*Your instructions*
The listing below begins with the first line you should copy; stop after the line containing "Chart.register(...registerables);", and drop every picture.

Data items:

-.-.-

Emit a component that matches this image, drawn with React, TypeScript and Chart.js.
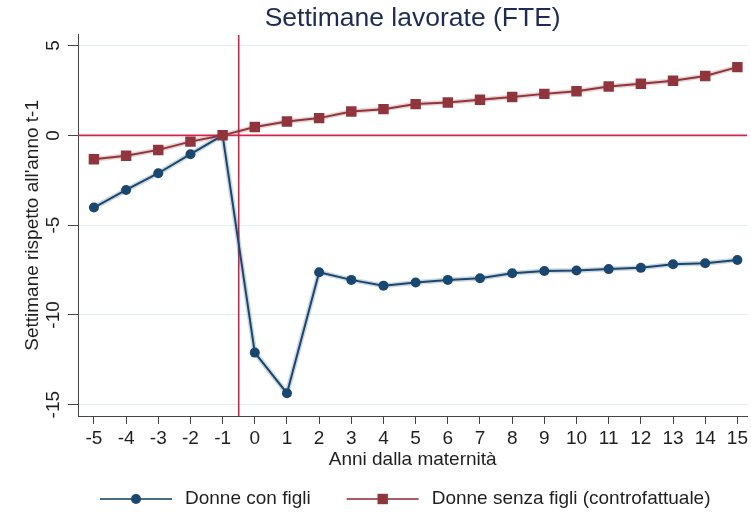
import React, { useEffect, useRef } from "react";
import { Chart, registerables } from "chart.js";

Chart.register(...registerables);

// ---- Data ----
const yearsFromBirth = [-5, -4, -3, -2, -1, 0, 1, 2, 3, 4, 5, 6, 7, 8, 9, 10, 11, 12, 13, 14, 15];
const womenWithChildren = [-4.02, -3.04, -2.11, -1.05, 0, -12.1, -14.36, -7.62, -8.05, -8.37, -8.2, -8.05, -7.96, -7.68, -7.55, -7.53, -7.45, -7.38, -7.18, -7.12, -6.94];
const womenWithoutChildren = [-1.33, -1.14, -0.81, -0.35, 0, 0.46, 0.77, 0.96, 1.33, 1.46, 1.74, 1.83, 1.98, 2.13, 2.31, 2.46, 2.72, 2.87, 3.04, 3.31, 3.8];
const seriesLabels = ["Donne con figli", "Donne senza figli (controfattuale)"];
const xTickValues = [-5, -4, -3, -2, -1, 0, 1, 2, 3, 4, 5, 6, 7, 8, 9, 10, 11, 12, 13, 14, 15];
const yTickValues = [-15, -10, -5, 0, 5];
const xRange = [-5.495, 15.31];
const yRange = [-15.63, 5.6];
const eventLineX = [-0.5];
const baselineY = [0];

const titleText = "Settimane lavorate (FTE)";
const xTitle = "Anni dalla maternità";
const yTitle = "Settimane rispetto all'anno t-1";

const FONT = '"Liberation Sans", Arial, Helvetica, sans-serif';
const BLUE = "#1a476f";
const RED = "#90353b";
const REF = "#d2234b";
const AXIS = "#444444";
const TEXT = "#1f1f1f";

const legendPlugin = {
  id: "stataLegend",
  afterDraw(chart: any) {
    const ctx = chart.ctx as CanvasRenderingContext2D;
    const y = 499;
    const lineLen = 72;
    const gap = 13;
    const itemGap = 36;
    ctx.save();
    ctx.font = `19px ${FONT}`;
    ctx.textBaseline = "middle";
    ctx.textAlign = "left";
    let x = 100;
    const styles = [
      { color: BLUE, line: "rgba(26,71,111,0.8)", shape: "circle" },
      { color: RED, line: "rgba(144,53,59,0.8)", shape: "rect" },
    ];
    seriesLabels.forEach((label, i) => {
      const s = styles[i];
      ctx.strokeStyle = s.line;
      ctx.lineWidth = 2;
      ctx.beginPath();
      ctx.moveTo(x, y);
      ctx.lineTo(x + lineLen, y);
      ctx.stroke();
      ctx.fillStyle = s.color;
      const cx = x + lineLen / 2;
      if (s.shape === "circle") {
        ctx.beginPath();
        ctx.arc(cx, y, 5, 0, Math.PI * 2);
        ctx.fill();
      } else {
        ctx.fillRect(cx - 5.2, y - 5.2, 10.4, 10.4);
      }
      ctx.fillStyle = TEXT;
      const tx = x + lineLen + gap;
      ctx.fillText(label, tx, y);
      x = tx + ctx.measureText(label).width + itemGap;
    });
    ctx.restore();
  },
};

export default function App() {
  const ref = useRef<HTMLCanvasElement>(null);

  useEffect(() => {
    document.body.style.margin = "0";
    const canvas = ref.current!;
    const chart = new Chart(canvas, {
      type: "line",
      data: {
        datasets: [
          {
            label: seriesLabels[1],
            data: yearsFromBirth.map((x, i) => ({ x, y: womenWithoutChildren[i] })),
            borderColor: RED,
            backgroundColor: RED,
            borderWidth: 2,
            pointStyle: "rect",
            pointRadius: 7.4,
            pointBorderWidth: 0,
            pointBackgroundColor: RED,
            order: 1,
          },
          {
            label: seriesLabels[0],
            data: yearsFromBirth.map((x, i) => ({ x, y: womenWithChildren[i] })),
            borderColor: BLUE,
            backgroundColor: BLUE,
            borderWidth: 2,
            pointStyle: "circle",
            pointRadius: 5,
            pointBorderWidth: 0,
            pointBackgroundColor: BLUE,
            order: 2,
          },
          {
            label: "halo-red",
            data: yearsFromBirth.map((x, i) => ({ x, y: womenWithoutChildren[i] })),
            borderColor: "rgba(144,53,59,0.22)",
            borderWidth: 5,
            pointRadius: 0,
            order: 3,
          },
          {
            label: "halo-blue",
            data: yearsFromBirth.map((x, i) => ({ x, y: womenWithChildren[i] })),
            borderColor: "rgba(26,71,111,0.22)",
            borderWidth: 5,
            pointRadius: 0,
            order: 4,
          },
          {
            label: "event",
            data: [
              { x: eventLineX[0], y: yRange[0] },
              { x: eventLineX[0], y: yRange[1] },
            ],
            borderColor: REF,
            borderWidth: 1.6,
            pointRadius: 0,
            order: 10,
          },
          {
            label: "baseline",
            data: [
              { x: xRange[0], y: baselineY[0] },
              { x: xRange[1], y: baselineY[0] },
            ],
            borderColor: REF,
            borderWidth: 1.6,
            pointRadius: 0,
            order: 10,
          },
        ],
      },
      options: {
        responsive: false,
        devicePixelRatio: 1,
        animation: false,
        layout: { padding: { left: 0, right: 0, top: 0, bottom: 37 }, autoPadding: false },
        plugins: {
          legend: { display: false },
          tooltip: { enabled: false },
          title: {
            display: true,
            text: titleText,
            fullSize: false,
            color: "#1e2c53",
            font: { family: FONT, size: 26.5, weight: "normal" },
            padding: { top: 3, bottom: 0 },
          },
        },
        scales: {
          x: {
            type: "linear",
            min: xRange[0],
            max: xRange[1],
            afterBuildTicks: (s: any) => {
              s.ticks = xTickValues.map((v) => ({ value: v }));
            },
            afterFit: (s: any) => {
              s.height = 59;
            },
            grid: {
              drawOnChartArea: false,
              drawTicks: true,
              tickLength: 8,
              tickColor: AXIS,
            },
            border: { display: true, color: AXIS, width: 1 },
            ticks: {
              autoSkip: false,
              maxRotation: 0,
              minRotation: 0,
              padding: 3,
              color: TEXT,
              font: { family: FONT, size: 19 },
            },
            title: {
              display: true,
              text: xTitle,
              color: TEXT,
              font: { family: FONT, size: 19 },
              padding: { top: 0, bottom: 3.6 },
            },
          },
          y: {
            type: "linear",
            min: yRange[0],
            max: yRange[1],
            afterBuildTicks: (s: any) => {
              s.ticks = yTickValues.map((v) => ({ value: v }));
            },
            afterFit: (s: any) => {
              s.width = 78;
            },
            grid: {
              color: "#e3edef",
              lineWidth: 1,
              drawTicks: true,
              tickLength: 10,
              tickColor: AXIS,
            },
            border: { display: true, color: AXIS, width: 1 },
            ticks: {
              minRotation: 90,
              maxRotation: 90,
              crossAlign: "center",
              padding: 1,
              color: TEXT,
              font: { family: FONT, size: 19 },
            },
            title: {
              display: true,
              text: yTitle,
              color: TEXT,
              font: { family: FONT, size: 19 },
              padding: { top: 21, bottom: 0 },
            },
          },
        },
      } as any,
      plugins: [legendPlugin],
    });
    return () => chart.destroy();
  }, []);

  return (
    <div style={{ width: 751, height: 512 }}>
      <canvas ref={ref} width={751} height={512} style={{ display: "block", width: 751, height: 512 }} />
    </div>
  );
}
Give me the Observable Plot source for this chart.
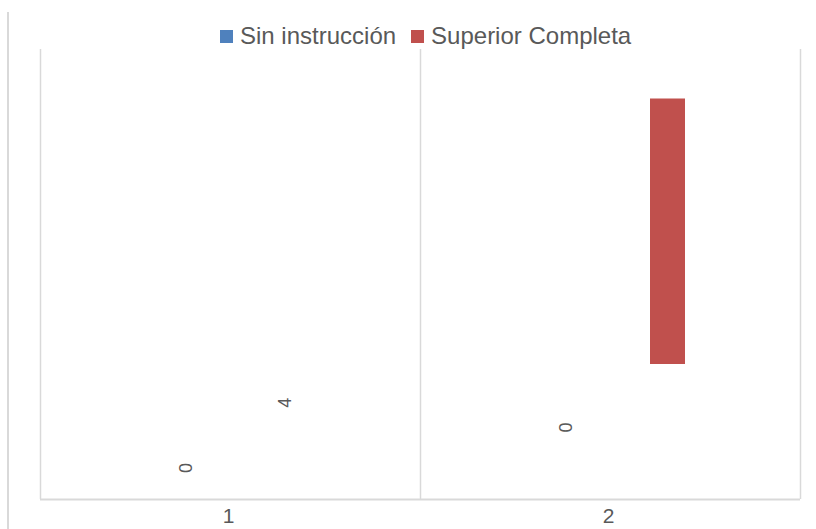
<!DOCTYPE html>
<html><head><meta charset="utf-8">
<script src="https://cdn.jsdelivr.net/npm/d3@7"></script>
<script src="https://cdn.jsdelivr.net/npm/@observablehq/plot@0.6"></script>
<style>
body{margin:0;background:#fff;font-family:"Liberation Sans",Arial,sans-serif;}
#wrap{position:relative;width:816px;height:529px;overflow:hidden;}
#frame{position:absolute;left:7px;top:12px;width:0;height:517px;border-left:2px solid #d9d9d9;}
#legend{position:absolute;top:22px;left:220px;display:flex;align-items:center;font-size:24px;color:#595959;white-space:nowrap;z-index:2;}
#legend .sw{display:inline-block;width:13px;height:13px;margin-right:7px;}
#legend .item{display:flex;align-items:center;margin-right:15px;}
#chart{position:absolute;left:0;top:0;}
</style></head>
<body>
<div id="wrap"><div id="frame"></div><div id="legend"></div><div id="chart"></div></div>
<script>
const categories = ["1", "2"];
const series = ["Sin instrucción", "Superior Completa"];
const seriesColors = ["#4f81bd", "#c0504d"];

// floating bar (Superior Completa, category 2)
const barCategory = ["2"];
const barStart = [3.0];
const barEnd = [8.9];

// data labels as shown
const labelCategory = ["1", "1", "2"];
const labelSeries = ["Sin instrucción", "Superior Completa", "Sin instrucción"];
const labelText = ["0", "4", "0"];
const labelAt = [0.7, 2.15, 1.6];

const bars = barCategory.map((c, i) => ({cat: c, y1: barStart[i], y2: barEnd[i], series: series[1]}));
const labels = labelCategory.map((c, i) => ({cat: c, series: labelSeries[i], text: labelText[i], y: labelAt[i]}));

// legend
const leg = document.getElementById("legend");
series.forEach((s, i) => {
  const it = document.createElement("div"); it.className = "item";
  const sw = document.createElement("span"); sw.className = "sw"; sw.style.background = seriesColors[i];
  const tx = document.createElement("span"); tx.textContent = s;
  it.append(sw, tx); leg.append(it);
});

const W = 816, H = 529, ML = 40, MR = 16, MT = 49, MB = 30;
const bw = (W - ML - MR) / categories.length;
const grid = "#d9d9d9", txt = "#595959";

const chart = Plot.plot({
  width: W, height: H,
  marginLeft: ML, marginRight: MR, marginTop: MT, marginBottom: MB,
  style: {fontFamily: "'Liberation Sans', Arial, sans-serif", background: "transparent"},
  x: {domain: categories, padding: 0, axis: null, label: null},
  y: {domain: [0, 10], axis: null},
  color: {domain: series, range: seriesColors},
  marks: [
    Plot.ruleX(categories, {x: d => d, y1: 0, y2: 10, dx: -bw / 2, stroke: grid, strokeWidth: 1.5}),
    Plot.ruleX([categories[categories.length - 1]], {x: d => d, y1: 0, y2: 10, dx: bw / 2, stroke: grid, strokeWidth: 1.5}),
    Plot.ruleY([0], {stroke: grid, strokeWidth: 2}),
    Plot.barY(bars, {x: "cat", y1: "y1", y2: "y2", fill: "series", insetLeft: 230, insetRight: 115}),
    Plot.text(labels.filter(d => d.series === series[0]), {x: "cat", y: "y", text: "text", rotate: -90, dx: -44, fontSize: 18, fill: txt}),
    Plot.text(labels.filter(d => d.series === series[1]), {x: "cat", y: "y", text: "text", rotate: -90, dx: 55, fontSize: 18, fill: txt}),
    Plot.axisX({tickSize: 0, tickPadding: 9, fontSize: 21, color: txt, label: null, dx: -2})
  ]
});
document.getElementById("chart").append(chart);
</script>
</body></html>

-.-.-

*Exercise output*
Emit a component that matches this image, drawn with React, TypeScript and Chart.js.
import React, { useEffect, useRef } from "react";
import { Chart, registerables } from "chart.js";

Chart.register(...registerables);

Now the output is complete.